_Recorded data:_
----
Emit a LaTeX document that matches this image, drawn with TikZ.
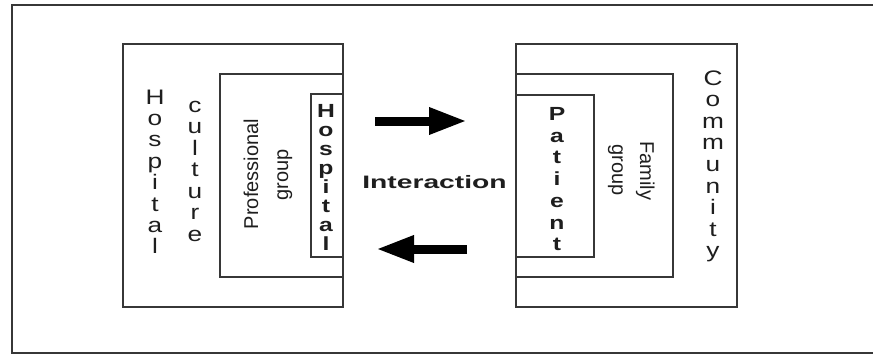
----
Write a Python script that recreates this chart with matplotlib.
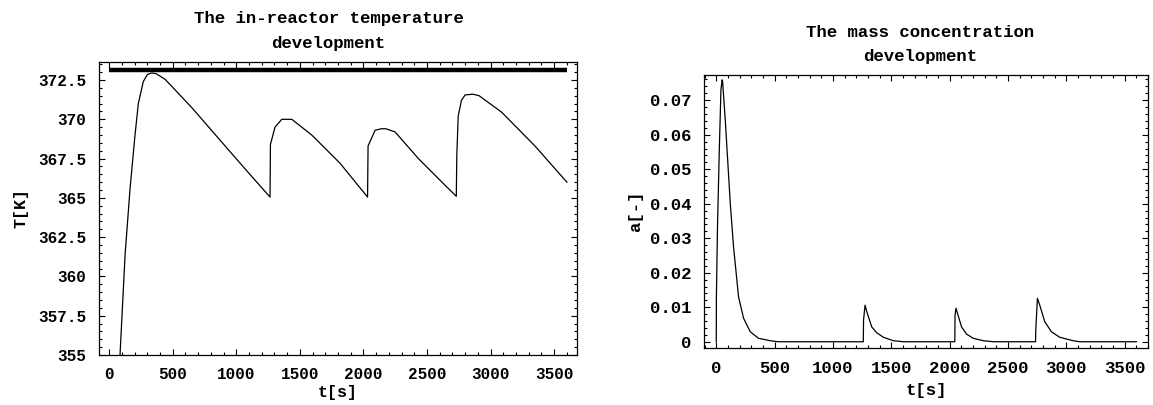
----
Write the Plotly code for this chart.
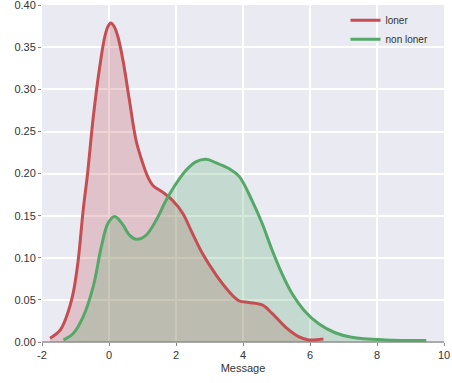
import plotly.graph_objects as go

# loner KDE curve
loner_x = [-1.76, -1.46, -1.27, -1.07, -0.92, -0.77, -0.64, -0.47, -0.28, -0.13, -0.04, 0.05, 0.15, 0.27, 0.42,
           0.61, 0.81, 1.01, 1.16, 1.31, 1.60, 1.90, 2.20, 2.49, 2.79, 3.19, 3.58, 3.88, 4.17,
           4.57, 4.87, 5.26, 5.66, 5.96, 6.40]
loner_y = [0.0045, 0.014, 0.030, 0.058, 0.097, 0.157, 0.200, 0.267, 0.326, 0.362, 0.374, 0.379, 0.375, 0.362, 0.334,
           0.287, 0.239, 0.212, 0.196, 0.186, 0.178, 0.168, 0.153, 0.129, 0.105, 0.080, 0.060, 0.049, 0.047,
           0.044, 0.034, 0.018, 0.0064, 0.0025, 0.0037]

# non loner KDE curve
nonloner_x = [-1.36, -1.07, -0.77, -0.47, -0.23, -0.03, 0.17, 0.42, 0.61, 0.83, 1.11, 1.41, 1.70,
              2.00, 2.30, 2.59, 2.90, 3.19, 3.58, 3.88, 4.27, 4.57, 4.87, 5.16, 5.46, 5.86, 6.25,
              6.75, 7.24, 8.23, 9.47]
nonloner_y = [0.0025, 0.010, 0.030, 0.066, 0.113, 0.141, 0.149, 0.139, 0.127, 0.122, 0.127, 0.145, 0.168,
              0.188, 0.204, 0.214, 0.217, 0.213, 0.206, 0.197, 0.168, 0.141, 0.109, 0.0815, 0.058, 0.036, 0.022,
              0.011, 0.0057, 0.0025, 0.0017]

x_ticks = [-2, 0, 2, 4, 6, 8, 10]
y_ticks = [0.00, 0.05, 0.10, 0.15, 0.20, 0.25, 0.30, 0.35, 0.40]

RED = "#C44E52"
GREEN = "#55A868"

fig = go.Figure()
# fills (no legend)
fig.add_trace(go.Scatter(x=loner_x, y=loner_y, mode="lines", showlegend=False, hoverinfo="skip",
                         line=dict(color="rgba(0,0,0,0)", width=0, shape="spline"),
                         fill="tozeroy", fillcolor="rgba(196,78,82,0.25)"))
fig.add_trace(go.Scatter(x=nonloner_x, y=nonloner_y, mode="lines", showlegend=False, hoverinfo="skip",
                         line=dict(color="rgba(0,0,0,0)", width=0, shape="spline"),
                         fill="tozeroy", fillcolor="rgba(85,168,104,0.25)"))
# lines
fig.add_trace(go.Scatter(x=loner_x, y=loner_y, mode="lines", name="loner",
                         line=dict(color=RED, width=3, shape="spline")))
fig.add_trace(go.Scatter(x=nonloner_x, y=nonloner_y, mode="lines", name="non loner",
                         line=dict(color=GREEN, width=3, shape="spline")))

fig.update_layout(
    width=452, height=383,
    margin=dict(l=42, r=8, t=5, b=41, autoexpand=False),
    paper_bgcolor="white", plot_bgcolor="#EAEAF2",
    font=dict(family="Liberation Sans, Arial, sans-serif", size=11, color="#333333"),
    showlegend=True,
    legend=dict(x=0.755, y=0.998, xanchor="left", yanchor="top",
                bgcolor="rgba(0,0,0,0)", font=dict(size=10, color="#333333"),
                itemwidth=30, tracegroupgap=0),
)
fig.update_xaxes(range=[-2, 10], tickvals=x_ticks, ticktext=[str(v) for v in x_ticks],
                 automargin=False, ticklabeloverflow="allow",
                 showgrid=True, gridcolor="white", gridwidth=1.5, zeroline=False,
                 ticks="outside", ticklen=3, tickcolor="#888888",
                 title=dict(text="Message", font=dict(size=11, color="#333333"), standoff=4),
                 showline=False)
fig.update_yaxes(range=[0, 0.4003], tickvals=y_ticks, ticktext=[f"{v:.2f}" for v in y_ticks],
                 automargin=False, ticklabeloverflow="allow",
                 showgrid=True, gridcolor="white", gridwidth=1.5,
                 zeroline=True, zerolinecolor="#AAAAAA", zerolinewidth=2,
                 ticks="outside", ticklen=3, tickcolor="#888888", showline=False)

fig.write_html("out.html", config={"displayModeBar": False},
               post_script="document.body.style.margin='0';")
----
_Required work:_ Retype the section that opens with the line holding "Write the Plotly code for this chart." and closes with the line holding "import plotly.graph_objects as go", exactly as it reads, without any pictures.

_Response for this exercise:_
Write the Plotly code for this chart.
import plotly.graph_objects as go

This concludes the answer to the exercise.